O belíssimo cenário de Attílio Baschera e Gregorio Kramer –
um dos mais bonitos da temporada 2015 - é uma varanda que dá vista para o lago,
numa cidade do interior. Cheio de flores, é uma pena que tenha sido cortado,
uma vez que a altura do palco do teatro carioca não permite incluir o segundo
andar que havia no cenário da temporada paulista. O figurino de Theodoro
Chocrane é ótimo. A elegancia da atriz famosa, as fantasias da festa, os
pijamas e o colorido do garotão estão em harmonia com as personalidades dos
personagens e vestem bem o elenco. A luz de Ney Bonfante capricha nas passagens
das horas, e dias, valorizando o colorido da história. A trilha sonora de
Fernando Fortes é perfeita: passarinhos ao amanhecer, músicas durante passagens
de tempo e nos momentos solo da diarista, fazem toda a diferença para que
possamos estar dentro da tama.
No elenco, Teca Pereira, como Cassandra, interpreta uma
hilária diarista-vidente, sendo responsável pelas gargalhadas do público.

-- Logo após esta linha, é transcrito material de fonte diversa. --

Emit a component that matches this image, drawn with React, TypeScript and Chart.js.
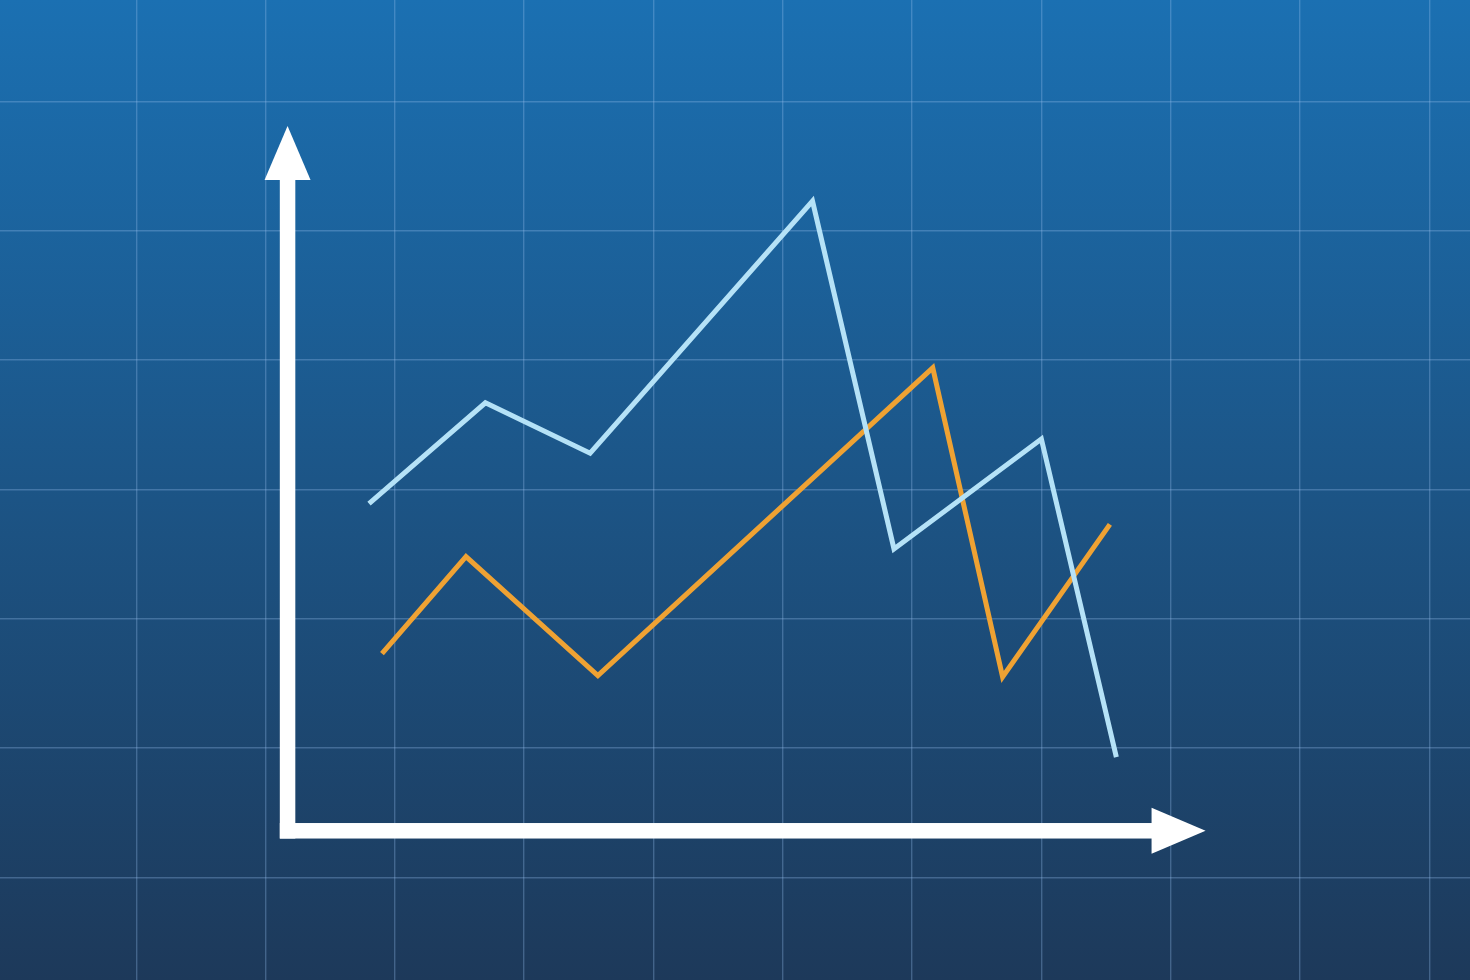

Patrícia Gaspar, a irmã Sônia, adotada, cheia de questões sobre “o que fiz da
minha vida até agora e como vou seguir neste marasmo total”, nos faz ficar com
vontade de abraça-la. Seu melhor momento é a cena ao telefone após a festa a
fantasia. Marília Gabriela é Masha, a irmã-famosa que, na sua chegada, se
apresenta cheia de nariz empinado e humilhação aos irmãos, mas que muda com o
passar da história. A mudança de seu comportamento é muito bem realizada por
Marília Gabriela. Sem falar que “Gabi” é linda, alta e talentosa! Elias
Andreato, Vanya, é um show. Desde sua entrada em cena ao último suspiro, o foco
da plateia é imediatamente chamado para ele ao começar a falar. O desabafo de
Vanya, na segunda parte da história, é aplaudido por longos momentos. Bruno
Narchi é Spike, o garotão-valete da atriz famosa, que explora seu corpo para
deixar todos à sua volta envolvidos por sua beleza. Spike é típico
ator-modelo-cabeça-vazia, provoca os demais personagens e flerta sem pudores.
Não menos importante, Juliana Boller é Nina, ninfeta vizinha que se apaixona
mais pelos textos teatrais de Vanya do que pela beleza física de Spike. Um
elenco bastante afiado e talentoso. Aplausos efusivos.
Comandando tudo, Jorge Takla, um mestre em todos os
sentidos, na direção de espetáculos de sucesso. É sempre um prazer ver seus
trabalhos no palco. Diretor minucioso, diretor de ator e de cena, se preocupa
tanto com a importância de um simples telefonema quando na ocupação de todo o
palco, e cenário, para que se tenha um espetáculo de excelente qualidade para o
público.
Saí do teatro com a certeza de que ter assistido a várias
peças ao longo destes anos não foi em vão. Com Vanya e Sonia e Masha e Spike
tive o prazer de reconhecer trechos, personagens, histórias e comportamentos de
outras peças de Tchecov.
A peça é fantástica: humor de primeiríssima qualidade, texto
inteligente, diálogos possíveis, elenco coeso, ótimas interpretações, direção,
cenário, figurino, trilha e iluminação que qualquer prêmio de teatro ficará
feliz em oferecer para esta produção. Um momento único e feliz no teatro
carioca. Não percam. Espetáculo obrigatório.